Craft Industry: the blogosphere as a Guild?

April 9, 2007

It is a cliché to say that the internet opens up possibilities for new forms of organisations, but cliché or not, it is true. One of the ways this works is to transform what used to be known as the craft industry. If you walk around the streets of London you will encounter the various Guild Halls, such as that of the Leatherworkers (I have chose that example for reasons that will become self evident). A key part of the transition from Feudalism to a Merchant based society, the guilds providing a mechanism for apprenticeship and quality control that existing independently from land owning aristocrats. Like all human systems power could corrupt, but the progress from apprentice through journeyman to master provided a route to a better future that was not really rivaled in Britain until my generation, when University education through a grant system became available to all, not just to the privileged and the rare individuals who could earn scholarships.

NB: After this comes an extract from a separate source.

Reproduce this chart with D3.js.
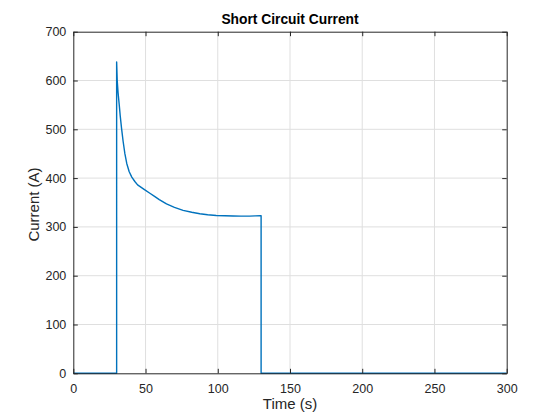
<!DOCTYPE html>
<html><head><meta charset="utf-8">
<script src="https://cdn.jsdelivr.net/npm/d3@7"></script>
<style>body{margin:0;background:#fff;}svg{display:block;font-family:"Liberation Sans",Arial,sans-serif;}</style>
</head><body><svg id="c" width="560" height="420"></svg>
<script>
const timeS = [0, 30, 30, 30.4, 31, 31.8, 32.5, 33.4, 34.5, 35.7, 37, 38.7, 40.5, 42.6, 44.5, 46, 49, 53, 56.5, 59.5, 64.5, 70, 76, 82, 87.6, 93, 99, 105, 110.6, 116, 122, 126, 129.6, 130, 130, 300];
const currentA = [0, 0, 638, 600, 575, 550, 527, 502, 475, 450, 430, 413, 402, 393, 386, 383, 377, 369, 362, 356, 347, 340, 334, 330, 327, 325, 323.5, 322.7, 322.2, 322, 322.1, 322.5, 323, 323, 0, 0];
const xTicks = [0, 50, 100, 150, 200, 250, 300];
const yTicks = [0, 100, 200, 300, 400, 500, 600, 700];
const titleText = "Short Circuit Current";
const xLabel = "Time (s)";
const yLabel = "Current (A)";

const svg = d3.select("#c");
const L = 73.3, R = 506.7, T = 31.7, B = 373.3;
const x = d3.scaleLinear().domain([0, 300]).range([L, R]);
const y = d3.scaleLinear().domain([0, 700]).range([B, T]);
const axisCol = "#262626", gridCol = "#dfdfdf";

// grid
svg.append("g").selectAll("line").data(xTicks.slice(1, -1)).join("line")
  .attr("x1", d => x(d)).attr("x2", d => x(d)).attr("y1", T).attr("y2", B)
  .attr("stroke", gridCol).attr("stroke-width", 1);
svg.append("g").selectAll("line").data(yTicks.slice(1, -1)).join("line")
  .attr("y1", d => y(d)).attr("y2", d => y(d)).attr("x1", L).attr("x2", R)
  .attr("stroke", gridCol).attr("stroke-width", 1);

// line
svg.append("path").datum(currentA)
  .attr("d", d3.line().x((d, i) => x(timeS[i])).y(d => y(d)))
  .attr("fill", "none").attr("stroke", "#0072BD").attr("stroke-width", 1.4).attr("stroke-linejoin", "round");

// axes
const tl = 4.5;
const xb = svg.append("g").attr("transform", `translate(0,${B})`)
  .call(d3.axisBottom(x).tickValues(xTicks).tickSize(-tl).tickPadding(11).tickSizeOuter(0));
const xt = svg.append("g").attr("transform", `translate(0,${T})`)
  .call(d3.axisTop(x).tickValues(xTicks).tickSize(-tl).tickFormat("").tickSizeOuter(0));
const yl = svg.append("g").attr("transform", `translate(${L},0)`)
  .call(d3.axisLeft(y).tickValues(yTicks).tickSize(-tl).tickPadding(7).tickSizeOuter(0));
const yr = svg.append("g").attr("transform", `translate(${R},0)`)
  .call(d3.axisRight(y).tickValues(yTicks).tickSize(-tl).tickFormat("").tickSizeOuter(0));
[xb, xt, yl, yr].forEach(g => {
  g.select(".domain").attr("stroke", axisCol).attr("stroke-width", 1);
  g.selectAll(".tick line").attr("stroke", axisCol);
  g.selectAll("text").attr("fill", axisCol).attr("font-size", 12.5).attr("font-family", "Liberation Sans, Arial, sans-serif");
});

svg.append("text").attr("x", (L + R) / 2).attr("y", 24).attr("text-anchor", "middle")
  .attr("font-weight", "bold").attr("font-size", 13.8).attr("fill", "#000").text(titleText);
svg.append("text").attr("x", (L + R) / 2).attr("y", 409).attr("text-anchor", "middle")
  .attr("font-size", 15).attr("fill", axisCol).text(xLabel);
svg.append("text").attr("transform", `translate(39,${(T + B) / 2 + 2}) rotate(-90)`).attr("text-anchor", "middle")
  .attr("font-size", 15).attr("fill", axisCol).text(yLabel);
</script></body></html>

During the early days of the Guilds there was a direct relationship between the craftsman (they were nearly all male) and the end customer. The guild provided a quality control, the guild stamp but the relationship was direct. Now the growth the the mercantile class increasingly divorced the creators of artifacts form the users of artifacts. One of the major changes offered by our connected age is for this separation to be removed, and for a direct relationship to be created again. Because any individual craftsperson (the sexism is going) can market themselves on the web the intimacy of a direct relationship and the customisation that goes with that relationship can be res-established.

I was struck by this on a recent Singapore visit when I joined Steve and Stacy for a meal. They have converted an old Shophouse, to create a home which avoids the anonymity of the flats which are the norm in the city state. They have taken a minimalist approach, but with a use of access to the open air that reminds of Bali in parts. The conversion has rightly featured in a few design and architecture magazines. As you come through the front door, you see on your left the giant mirror that features in the photograph above. As you go closer you realise that the border is composed on hundreds of inch square pieces of leather, arranged to maximise the impact of texture and colour. A form of mosaic using regularity and natural materials rather than tiles. I have placed a blow up of this below so you can see what I mean.

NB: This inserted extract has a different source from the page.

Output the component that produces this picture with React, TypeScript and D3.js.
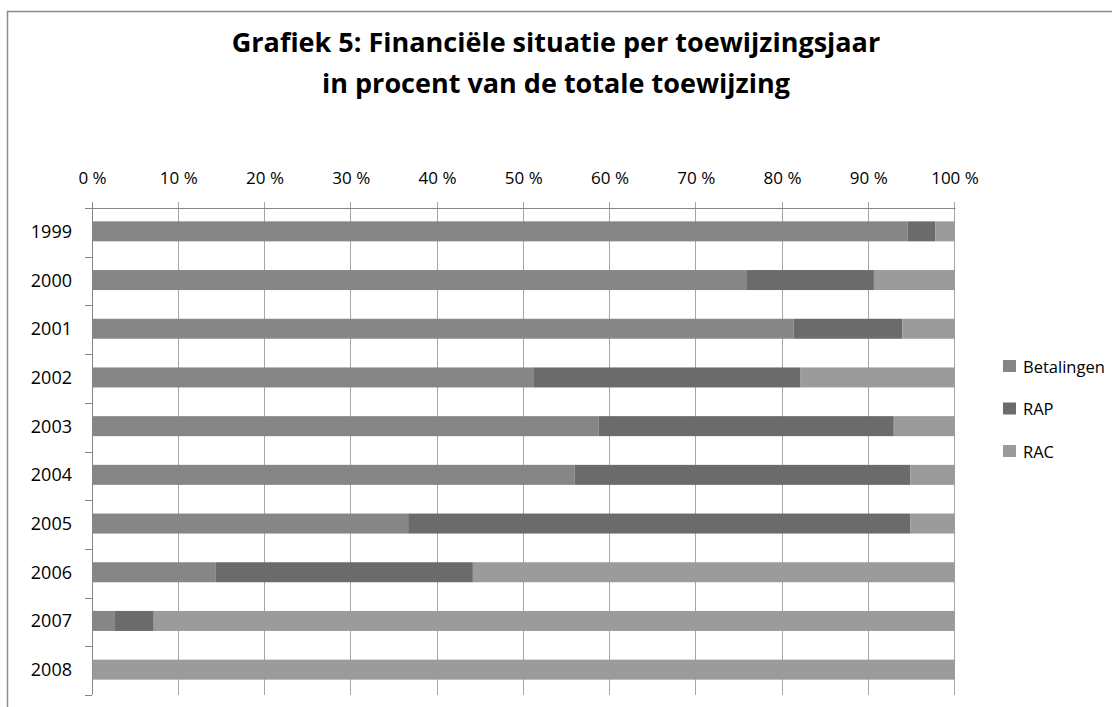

Now it turned out that Stacy had made this, and has created a cottage industry (well a Shophouse industry I suppose I should say) of creating such mirrors to order. It takes between three and twelve days to complete depending on the complexity and the resultant artifact is a work of art. There is a sense of symmetry in that this activity is taking place in a Shophouse, but it also illustrates the point I made above. In a connected world you can create direct relationships without disintermediation . Stacy can sell her mirrors over the web sell her mirrors over the web anywhere in the world, not as a commodity distributed through merchants, but with the same creative relationship that existed between the craftsperson and their patrons. Validation and linkages, courtesy of the blogosphere – maybe a modern form of the Guild?